__What to do__. Below this line are records; write out exactly the lines from the one containing "Convert this chart to matplotlib code." through the one containing "plt.rcParams['font.family'] = ['Liberation", with the pictures left out.

__Data listing__.
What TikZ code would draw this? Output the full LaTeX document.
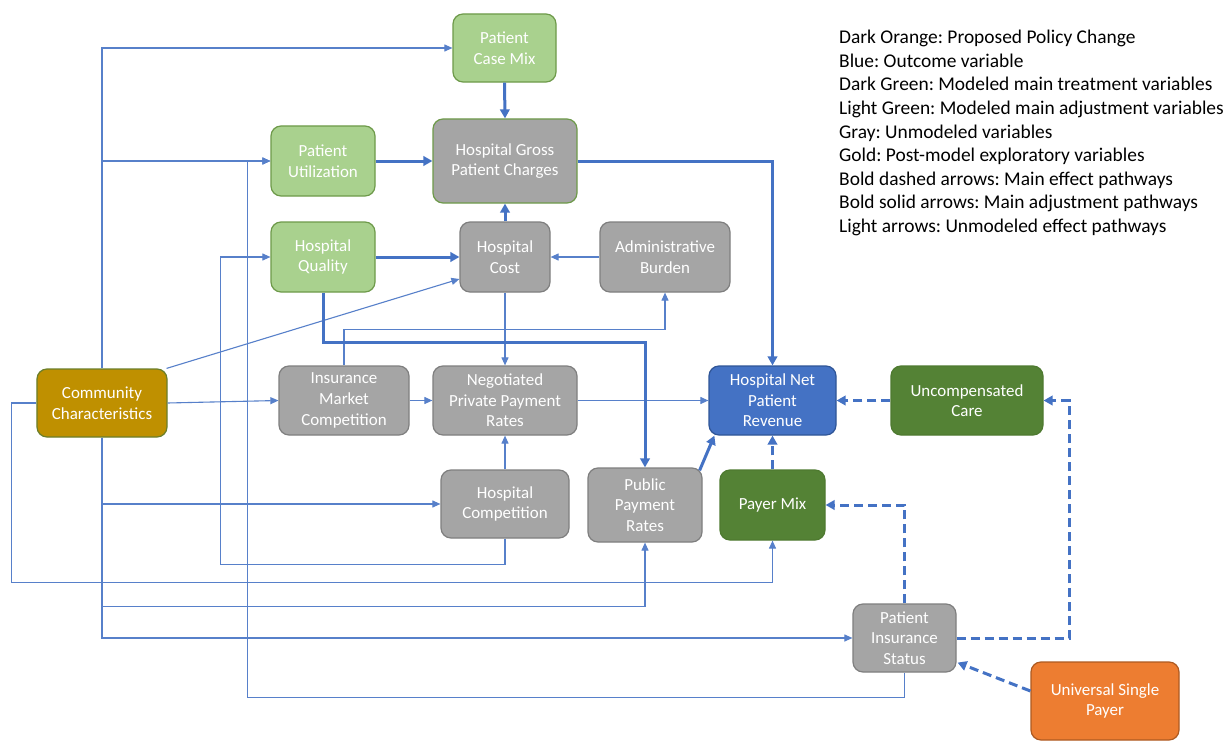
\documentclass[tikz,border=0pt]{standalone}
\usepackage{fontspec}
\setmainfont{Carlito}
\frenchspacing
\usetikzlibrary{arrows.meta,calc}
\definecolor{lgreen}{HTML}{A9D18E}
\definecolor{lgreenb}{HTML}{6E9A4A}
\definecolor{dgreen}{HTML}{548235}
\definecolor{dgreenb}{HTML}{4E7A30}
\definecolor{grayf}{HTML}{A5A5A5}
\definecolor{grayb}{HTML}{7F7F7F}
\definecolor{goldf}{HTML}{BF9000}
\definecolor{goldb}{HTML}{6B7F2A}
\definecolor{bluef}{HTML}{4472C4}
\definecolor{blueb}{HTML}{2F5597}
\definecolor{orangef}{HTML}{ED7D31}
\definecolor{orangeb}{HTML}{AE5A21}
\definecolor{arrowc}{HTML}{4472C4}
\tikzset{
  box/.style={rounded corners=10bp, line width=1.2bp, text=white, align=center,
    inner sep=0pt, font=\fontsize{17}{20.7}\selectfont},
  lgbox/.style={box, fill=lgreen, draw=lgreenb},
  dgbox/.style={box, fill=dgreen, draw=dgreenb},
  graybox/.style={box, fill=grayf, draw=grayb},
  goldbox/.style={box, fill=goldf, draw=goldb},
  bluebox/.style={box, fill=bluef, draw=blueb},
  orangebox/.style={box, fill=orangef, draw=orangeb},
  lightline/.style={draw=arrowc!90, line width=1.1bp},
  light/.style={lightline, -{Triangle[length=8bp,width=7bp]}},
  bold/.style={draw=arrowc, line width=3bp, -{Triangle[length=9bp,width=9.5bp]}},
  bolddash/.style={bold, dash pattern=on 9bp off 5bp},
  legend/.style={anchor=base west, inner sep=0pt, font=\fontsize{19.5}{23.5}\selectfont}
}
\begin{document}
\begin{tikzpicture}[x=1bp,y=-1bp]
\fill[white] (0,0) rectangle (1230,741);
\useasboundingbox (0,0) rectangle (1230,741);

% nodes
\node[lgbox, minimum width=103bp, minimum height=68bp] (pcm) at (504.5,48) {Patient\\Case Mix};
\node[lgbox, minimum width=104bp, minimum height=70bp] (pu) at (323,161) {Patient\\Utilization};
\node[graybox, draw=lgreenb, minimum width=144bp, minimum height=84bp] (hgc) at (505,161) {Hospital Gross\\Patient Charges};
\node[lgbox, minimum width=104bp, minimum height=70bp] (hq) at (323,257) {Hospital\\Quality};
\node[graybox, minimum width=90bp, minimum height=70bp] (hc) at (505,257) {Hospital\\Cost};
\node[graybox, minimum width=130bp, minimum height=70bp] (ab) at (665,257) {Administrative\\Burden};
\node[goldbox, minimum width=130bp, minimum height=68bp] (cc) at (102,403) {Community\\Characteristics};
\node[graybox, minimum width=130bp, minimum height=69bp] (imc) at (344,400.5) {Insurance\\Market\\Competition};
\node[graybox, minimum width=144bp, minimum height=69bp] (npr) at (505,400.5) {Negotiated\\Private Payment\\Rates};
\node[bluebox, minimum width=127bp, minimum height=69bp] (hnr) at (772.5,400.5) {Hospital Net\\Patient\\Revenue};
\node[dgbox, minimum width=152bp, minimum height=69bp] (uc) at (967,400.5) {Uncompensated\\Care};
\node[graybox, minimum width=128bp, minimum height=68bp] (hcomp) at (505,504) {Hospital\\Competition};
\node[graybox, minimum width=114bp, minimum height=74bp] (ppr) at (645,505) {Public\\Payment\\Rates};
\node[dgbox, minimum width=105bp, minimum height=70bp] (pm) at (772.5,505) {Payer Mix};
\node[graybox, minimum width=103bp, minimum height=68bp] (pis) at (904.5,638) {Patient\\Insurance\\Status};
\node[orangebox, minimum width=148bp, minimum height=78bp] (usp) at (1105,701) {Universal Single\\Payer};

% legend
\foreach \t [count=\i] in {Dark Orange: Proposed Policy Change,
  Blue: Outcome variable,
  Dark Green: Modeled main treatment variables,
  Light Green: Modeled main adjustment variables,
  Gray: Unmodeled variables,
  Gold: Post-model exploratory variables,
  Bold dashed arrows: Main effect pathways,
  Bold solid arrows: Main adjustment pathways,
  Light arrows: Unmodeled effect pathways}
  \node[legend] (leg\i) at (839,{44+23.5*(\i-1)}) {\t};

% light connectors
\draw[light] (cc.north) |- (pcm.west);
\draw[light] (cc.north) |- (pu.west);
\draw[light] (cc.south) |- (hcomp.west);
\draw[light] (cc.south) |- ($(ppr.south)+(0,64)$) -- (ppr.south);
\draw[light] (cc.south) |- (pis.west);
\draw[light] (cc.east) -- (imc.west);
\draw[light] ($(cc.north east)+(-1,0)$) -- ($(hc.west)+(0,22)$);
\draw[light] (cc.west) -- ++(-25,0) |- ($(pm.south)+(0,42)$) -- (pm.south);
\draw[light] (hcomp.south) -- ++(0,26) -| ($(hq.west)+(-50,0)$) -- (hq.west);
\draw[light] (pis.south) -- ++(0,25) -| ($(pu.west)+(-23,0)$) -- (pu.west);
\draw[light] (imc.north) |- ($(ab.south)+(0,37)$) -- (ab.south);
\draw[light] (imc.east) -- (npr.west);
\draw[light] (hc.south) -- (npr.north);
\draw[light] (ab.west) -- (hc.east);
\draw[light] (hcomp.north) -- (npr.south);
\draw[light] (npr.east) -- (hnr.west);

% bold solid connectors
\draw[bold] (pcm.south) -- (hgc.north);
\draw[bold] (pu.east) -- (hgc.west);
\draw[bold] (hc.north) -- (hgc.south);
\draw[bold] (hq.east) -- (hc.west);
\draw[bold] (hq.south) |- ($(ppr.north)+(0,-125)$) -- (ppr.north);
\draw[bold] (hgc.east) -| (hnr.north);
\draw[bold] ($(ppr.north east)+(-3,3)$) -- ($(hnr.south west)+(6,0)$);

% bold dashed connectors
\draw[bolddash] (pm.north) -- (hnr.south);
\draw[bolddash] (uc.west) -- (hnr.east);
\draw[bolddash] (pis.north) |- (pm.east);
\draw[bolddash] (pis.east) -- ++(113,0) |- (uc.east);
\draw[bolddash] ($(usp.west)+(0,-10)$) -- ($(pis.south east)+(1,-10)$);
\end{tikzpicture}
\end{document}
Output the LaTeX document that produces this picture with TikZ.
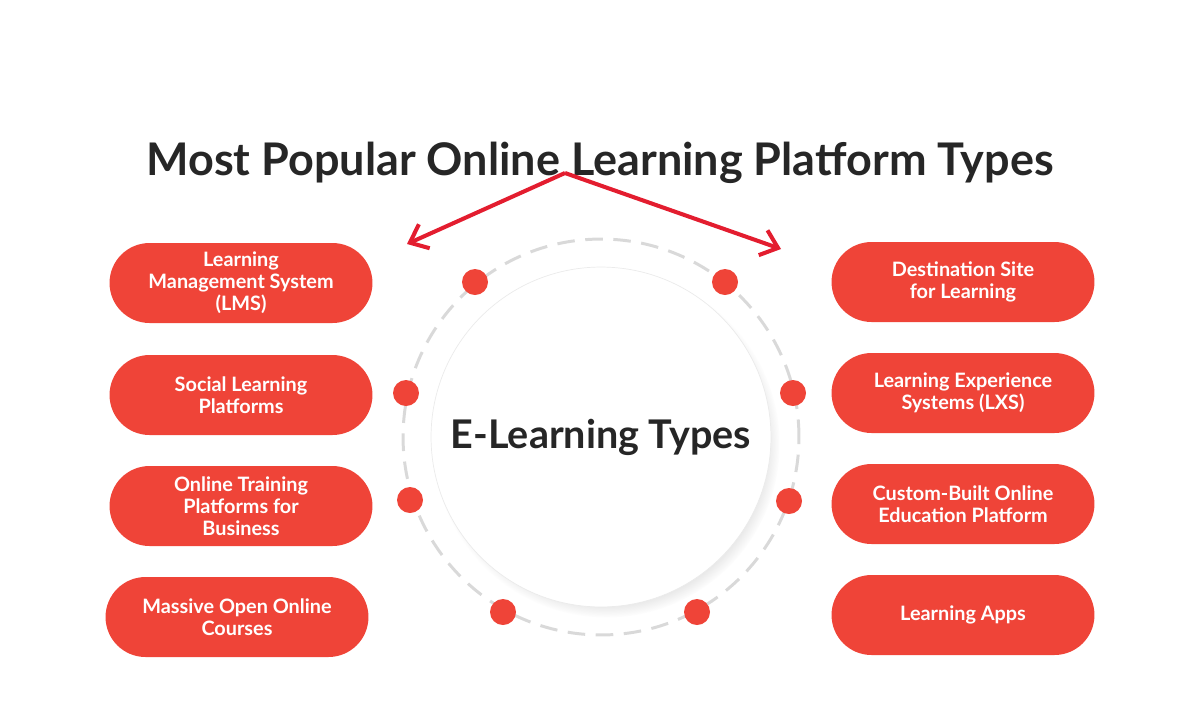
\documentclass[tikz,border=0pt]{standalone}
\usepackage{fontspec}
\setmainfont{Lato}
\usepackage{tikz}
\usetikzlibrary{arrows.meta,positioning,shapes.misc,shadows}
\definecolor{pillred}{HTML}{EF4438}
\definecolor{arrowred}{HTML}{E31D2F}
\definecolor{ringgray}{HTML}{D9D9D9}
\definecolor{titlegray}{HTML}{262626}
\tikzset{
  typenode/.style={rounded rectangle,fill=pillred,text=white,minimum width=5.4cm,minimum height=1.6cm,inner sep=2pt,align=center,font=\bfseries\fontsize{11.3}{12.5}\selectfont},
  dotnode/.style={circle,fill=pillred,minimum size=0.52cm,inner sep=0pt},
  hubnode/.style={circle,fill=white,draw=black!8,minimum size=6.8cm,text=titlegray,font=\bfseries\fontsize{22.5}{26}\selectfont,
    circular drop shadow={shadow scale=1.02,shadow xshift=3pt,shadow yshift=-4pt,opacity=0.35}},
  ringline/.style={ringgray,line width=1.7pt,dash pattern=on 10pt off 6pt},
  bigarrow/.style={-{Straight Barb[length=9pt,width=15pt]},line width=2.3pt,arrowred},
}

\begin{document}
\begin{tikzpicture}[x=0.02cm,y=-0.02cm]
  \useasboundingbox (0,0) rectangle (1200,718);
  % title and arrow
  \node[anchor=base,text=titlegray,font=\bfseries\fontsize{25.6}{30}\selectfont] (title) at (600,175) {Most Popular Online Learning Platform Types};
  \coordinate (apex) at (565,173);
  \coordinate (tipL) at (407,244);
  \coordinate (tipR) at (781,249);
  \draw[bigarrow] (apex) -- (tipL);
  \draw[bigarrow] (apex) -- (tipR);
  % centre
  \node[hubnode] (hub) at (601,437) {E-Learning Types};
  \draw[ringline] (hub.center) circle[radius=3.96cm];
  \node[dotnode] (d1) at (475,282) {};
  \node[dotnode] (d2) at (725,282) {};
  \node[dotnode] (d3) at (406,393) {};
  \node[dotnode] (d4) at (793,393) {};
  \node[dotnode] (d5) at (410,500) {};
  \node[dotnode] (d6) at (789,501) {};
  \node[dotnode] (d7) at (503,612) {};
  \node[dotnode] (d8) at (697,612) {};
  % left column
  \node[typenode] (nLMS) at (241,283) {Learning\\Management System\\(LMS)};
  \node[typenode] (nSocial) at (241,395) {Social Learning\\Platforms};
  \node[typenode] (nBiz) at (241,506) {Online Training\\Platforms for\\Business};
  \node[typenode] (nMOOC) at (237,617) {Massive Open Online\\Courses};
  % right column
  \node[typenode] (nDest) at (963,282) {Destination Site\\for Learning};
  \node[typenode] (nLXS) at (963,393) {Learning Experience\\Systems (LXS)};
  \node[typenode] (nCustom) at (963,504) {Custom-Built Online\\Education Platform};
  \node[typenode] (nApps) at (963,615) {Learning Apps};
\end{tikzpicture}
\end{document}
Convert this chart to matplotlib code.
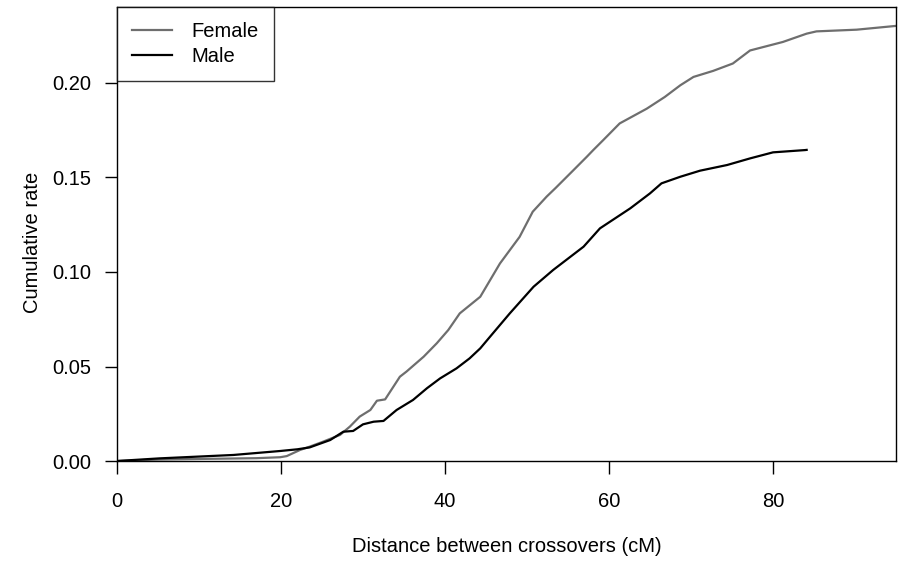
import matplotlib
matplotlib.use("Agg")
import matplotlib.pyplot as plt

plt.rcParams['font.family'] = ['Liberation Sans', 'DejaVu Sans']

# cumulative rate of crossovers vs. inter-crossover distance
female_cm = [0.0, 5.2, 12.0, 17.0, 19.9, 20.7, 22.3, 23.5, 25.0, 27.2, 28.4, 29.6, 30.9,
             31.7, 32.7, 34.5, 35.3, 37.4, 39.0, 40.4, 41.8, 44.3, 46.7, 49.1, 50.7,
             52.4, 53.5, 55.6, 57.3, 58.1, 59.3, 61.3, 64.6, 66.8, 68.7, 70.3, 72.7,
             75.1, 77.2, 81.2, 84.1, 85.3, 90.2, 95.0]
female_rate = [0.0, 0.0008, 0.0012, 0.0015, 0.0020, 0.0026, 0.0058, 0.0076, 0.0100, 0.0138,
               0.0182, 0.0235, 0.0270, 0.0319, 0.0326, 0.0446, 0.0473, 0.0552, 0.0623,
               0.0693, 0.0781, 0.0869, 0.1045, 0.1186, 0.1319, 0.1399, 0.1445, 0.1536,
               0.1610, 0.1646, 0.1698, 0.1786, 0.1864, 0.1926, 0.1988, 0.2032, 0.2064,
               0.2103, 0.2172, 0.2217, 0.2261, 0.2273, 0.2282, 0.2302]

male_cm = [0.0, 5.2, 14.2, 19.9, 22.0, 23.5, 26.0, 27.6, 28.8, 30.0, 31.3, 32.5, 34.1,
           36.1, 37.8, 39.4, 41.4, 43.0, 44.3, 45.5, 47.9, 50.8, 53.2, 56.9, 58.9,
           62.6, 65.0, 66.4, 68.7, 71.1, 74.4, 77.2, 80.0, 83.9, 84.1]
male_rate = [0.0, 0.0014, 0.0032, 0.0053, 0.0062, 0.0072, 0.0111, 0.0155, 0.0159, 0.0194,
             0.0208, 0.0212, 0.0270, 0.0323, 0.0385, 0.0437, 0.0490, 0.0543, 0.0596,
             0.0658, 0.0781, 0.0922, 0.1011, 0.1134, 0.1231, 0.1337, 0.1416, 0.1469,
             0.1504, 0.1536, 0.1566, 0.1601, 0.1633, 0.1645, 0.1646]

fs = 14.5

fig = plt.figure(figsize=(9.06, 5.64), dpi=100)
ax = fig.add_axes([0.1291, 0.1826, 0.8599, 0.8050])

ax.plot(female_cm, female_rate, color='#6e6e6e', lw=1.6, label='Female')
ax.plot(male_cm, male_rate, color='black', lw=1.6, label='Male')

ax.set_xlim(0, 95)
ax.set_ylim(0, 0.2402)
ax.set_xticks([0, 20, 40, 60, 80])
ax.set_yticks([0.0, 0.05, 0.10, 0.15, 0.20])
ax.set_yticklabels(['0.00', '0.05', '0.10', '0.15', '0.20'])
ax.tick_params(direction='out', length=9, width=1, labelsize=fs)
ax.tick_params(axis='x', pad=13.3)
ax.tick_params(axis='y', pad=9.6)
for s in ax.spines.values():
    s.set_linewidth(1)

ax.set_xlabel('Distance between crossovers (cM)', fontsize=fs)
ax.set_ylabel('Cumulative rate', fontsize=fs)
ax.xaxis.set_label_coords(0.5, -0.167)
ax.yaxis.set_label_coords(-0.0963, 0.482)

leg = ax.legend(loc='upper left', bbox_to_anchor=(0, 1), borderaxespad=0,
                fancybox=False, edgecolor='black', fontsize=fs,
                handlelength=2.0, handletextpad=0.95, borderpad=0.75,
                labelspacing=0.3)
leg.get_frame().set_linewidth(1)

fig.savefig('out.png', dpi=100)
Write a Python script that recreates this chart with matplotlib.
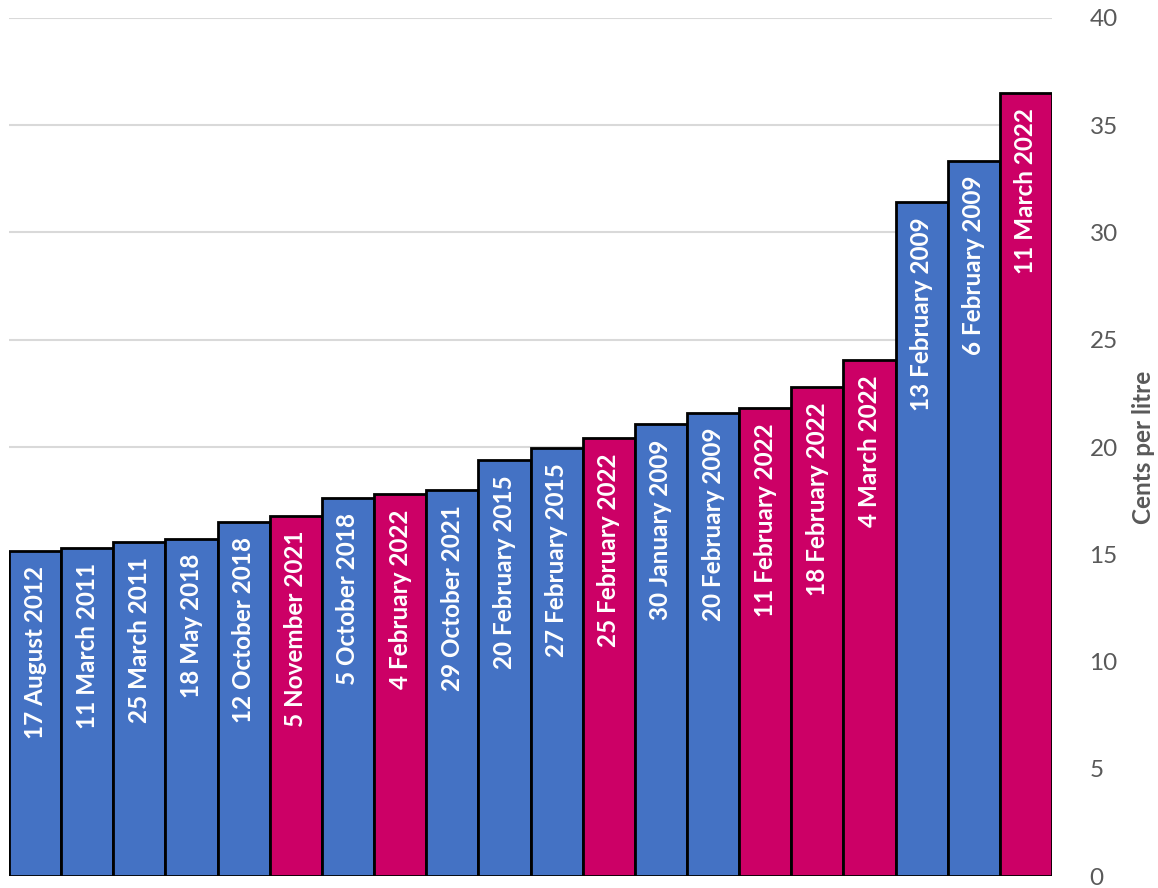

__Written answer__.
Convert this chart to matplotlib code.
import matplotlib
matplotlib.use("Agg")
import matplotlib.pyplot as plt

plt.rcParams['font.family'] = ['Liberation Sans', 'DejaVu Sans']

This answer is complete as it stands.